Dus dit is de wetenschap. Dus Prahlāda Mahārāja is onze guru. Hij is niet gewoon. Denk niet dat: "Hij is een vijf jaar oude jongen, hij heeft geen kennis." Nee, hij is een perfecte nitya-siddha guru, en we moeten altijd bidden voor zijn genade. En dat is Vaiṣṇava thākura. Vaiṣṇava ṭhākur tomāra kukkura boliyā jānaha more. Dit is een nederige manier. "O Vaiṣṇava thākura ..." Alle Vaiṣṇava's zijn ṭhākura. Ze zijn geen gewone mensen. Daarom spreken we hun aan: Bhaktivinoda Ṭhākura, Bhaktisiddhānta Sarasvatī Ṭhākura. Dus Vaiṣṇava, Prahlāda Ṭhākura. Dus we moeten altijd bidden: vaiṣṇava ṭhākura, tomāra kukkura boliya jānaha more.

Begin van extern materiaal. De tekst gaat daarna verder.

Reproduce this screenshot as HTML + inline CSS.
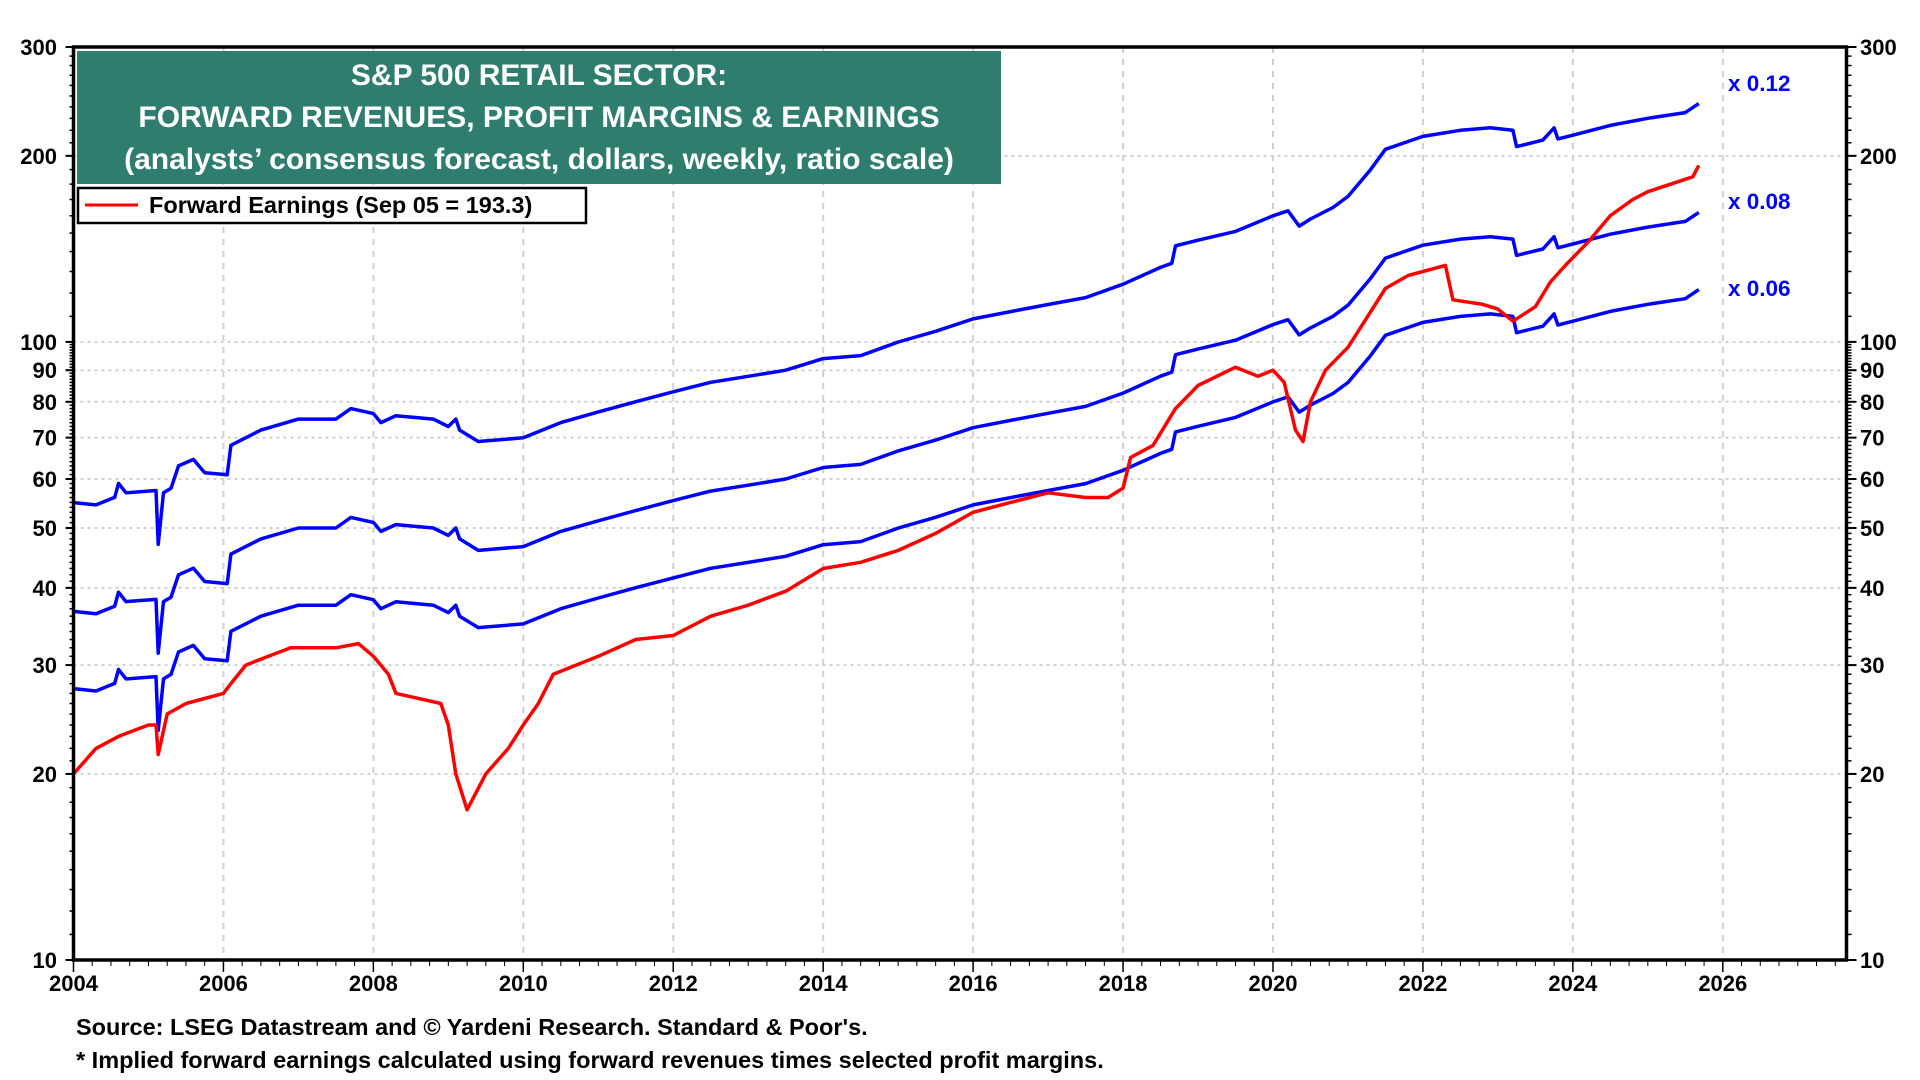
<!DOCTYPE html>
<html><head><meta charset="utf-8"><style>
body{margin:0;background:#fff;}
svg{display:block;font-family:"Liberation Sans",Arial,sans-serif;font-weight:bold;}
</style></head><body>
<svg id="chart" width="1920" height="1080" viewBox="0 0 1920 1080" xmlns="http://www.w3.org/2000/svg">
<g id="grid"></g>
<g id="series"></g>
<rect x="73.5" y="47" width="1773" height="913" fill="none" stroke="#000" stroke-width="3.5"/>
<g id="axes"></g>
<rect x="77" y="51" width="924" height="133" fill="#2e7d6f"/>
<text x="539" y="85" fill="#fff" font-size="30" text-anchor="middle">S&amp;P 500 RETAIL SECTOR:</text>
<text x="539" y="127" fill="#fff" font-size="30" text-anchor="middle">FORWARD REVENUES, PROFIT MARGINS &amp; EARNINGS</text>
<text x="539" y="169" fill="#fff" font-size="30" text-anchor="middle">(analysts’ consensus forecast, dollars, weekly, ratio scale)</text>
<g>
<rect x="78" y="188" width="508" height="35" fill="#fff" stroke="#000" stroke-width="2.5"/>
<line x1="85" y1="205" x2="138" y2="205" stroke="#f00" stroke-width="3"/>
<text x="149" y="213" font-size="23.5">Forward Earnings (Sep 05 = 193.3)</text>
</g>
<text x="1728" y="91" fill="#00f" font-size="22.5">x 0.12</text>
<text x="1728" y="209" fill="#00f" font-size="22.5">x 0.08</text>
<text x="1728" y="296" fill="#00f" font-size="22.5">x 0.06</text>
<text x="76" y="1035" font-size="23.5">Source: LSEG Datastream and © Yardeni Research. Standard &amp; Poor's.</text>
<text x="76" y="1068" font-size="23.5">* Implied forward earnings calculated using forward revenues times selected profit margins.</text>
</svg>
<script>
const revDates=[2004.0,2004.3,2004.55,2004.6,2004.7,2005.1,2005.13,2005.2,2005.3,2005.4,2005.6,2005.75,2006.05,2006.1,2006.5,2007.0,2007.5,2007.7,2008.0,2008.1,2008.3,2008.8,2009.0,2009.1,2009.15,2009.4,2010.0,2010.5,2011.0,2011.5,2012.0,2012.5,2013.0,2013.5,2014.0,2014.5,2015.0,2015.5,2016.0,2016.5,2017.0,2017.5,2018.0,2018.5,2018.65,2018.7,2019.0,2019.5,2020.0,2020.2,2020.35,2020.5,2020.8,2021.0,2021.3,2021.5,2022.0,2022.5,2022.9,2023.2,2023.25,2023.6,2023.75,2023.8,2024.0,2024.5,2025.0,2025.5,2025.68];
const revenues=[458,454,467,492,475,479,392,475,483,525,538,512,508,567,600,625,625,650,638,617,633,625,608,625,600,575,583,617,642,667,692,717,733,750,783,792,833,867,908,933,958,983,1033,1100,1117,1192,1217,1258,1333,1358,1283,1317,1375,1433,1583,1708,1792,1833,1850,1833,1725,1767,1850,1775,1800,1867,1917,1958,2025];
const margins=[0.12,0.08,0.06];
const earnDates=[2004.0,2004.3,2004.6,2005.0,2005.1,2005.13,2005.25,2005.5,2006.0,2006.1,2006.3,2006.6,2006.9,2007.5,2007.8,2008.0,2008.2,2008.3,2008.6,2008.9,2009.0,2009.1,2009.25,2009.5,2009.8,2010.0,2010.2,2010.4,2011.0,2011.5,2012.0,2012.5,2013.0,2013.5,2014.0,2014.5,2015.0,2015.5,2016.0,2016.5,2017.0,2017.5,2017.8,2018.0,2018.1,2018.4,2018.7,2019.0,2019.5,2019.8,2020.0,2020.15,2020.3,2020.4,2020.5,2020.7,2021.0,2021.5,2021.8,2022.0,2022.3,2022.4,2022.8,2023.0,2023.2,2023.5,2023.7,2023.9,2024.2,2024.5,2024.8,2025.0,2025.6,2025.68];
const earnings=[20,22,23,24,24,21.5,25,26,27,28,30,31,32,32,32.5,31,29,27,26.5,26,24,20,17.5,20,22,24,26,29,31,33,33.5,36,37.5,39.5,43,44,46,49,53,55,57,56,56,58,65,68,78,85,91,88,90,86,72,69,80,90,98,122,128,130,133,117,115,113,108,114,125,133,145,160,170,175,185,193];
const yTicks=[10,20,30,40,50,60,70,80,90,100,200,300];
const xTicks=[2004,2006,2008,2010,2012,2014,2016,2018,2020,2022,2024,2026];

const L=73.5,R=1846.5,T=47,B=960,X0=2004,X1=2027.65;
const xs=v=>L+(v-X0)/(X1-X0)*(R-L);
const ys=v=>B-(B-T)*Math.log(v/10)/Math.log(30);
const NS='http://www.w3.org/2000/svg';
function mk(tag,attrs,parent){const e=document.createElementNS(NS,tag);for(const k in attrs)e.setAttribute(k,attrs[k]);parent.appendChild(e);return e;}
const grid=document.getElementById('grid'),axes=document.getElementById('axes'),ser=document.getElementById('series');
yTicks.forEach(v=>{
  const y=ys(v);
  if(v>10&&v<300){const g=mk('line',{x1:L,x2:R,y1:y,y2:y,stroke:'#d0d0d0','stroke-width':2,'stroke-dasharray':'3,4'},grid);
  
  }
  const t1=mk('text',{x:57,y:y+8,'font-size':22,'text-anchor':'end'},axes);t1.textContent=v;
  
  
  const t2=mk('text',{x:1860,y:y+8,'font-size':22},axes);t2.textContent=v;
  
  
  mk('line',{x1:L-8,x2:L,y1:y,y2:y,stroke:'#000','stroke-width':2},axes);
  mk('line',{x1:R,x2:R+10,y1:y,y2:y,stroke:'#000','stroke-width':2},axes);
});
for(let v=10;v<300;v+=(v<100?1:10)){const y=ys(v);mk('line',{x1:L-4,x2:L,y1:y,y2:y,stroke:'#000','stroke-width':1.5},axes);mk('line',{x1:R,x2:R+5,y1:y,y2:y,stroke:'#000','stroke-width':1.5},axes);}
xTicks.forEach(v=>{
  const x=xs(v);
  if(v>2004){const g=mk('line',{x1:x,x2:x,y1:T,y2:B,stroke:'#d0d0d0','stroke-width':2,'stroke-dasharray':'6,6'},grid);
  
  }
  const t=mk('text',{x:x,y:991,'font-size':22,'text-anchor':'middle'},axes);t.textContent=v;
  
  
  mk('line',{x1:x,x2:x,y1:B,y2:B+12,stroke:'#000','stroke-width':1.5},axes);
});
for(let v=2004;v<2027.6;v+=0.25){const x=xs(v);mk('line',{x1:x,x2:x,y1:B,y2:B+6,stroke:'#000','stroke-width':1},axes);}
margins.forEach((m,i)=>{
  const pts=revDates.map((d,j)=>xs(d).toFixed(1)+','+ys(revenues[j]*m).toFixed(1)).join(' ');
  const p=mk('polyline',{points:pts,fill:'none',stroke:'#00f','stroke-width':3.5,'stroke-linejoin':'round'},ser);
  
  
});
const pe=mk('polyline',{points:earnDates.map((d,j)=>xs(d).toFixed(1)+','+ys(earnings[j]).toFixed(1)).join(' '),fill:'none',stroke:'#f00','stroke-width':3.5,'stroke-linejoin':'round'},ser);


</script>
</body></html>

Er is een lied van Bhaktivinoda Ṭhākura: "Mijn beste Vaiṣṇava ṭhākura, aanvaardt me alstublieft als uw hond." Vaiṣṇava ṭhākura. Zoals een hond volgens de aanwijzingen van de meester alles heel gehoorzaam doet. We moeten deze les van de hond leren; hoe trouw aan de meester te worden. Dat is de instructie. In alles kan je iets leren. Iedereen. Daarom aanvaardt een mahā-bhāgavata iedereen als guru om iets te leren. Van de hond kunnen we eigenlijk deze kunst leren; hoe trouw te worden zelfs al riskeer je je leven. Er zijn veel gevallen dat een hond zijn leven gegeven heeft voor de meester. En we moeten een hond voor de Vaiṣṇava zijn. Chāḍiyā vaiṣṇava-sevā, nistāra pāyeche kebā.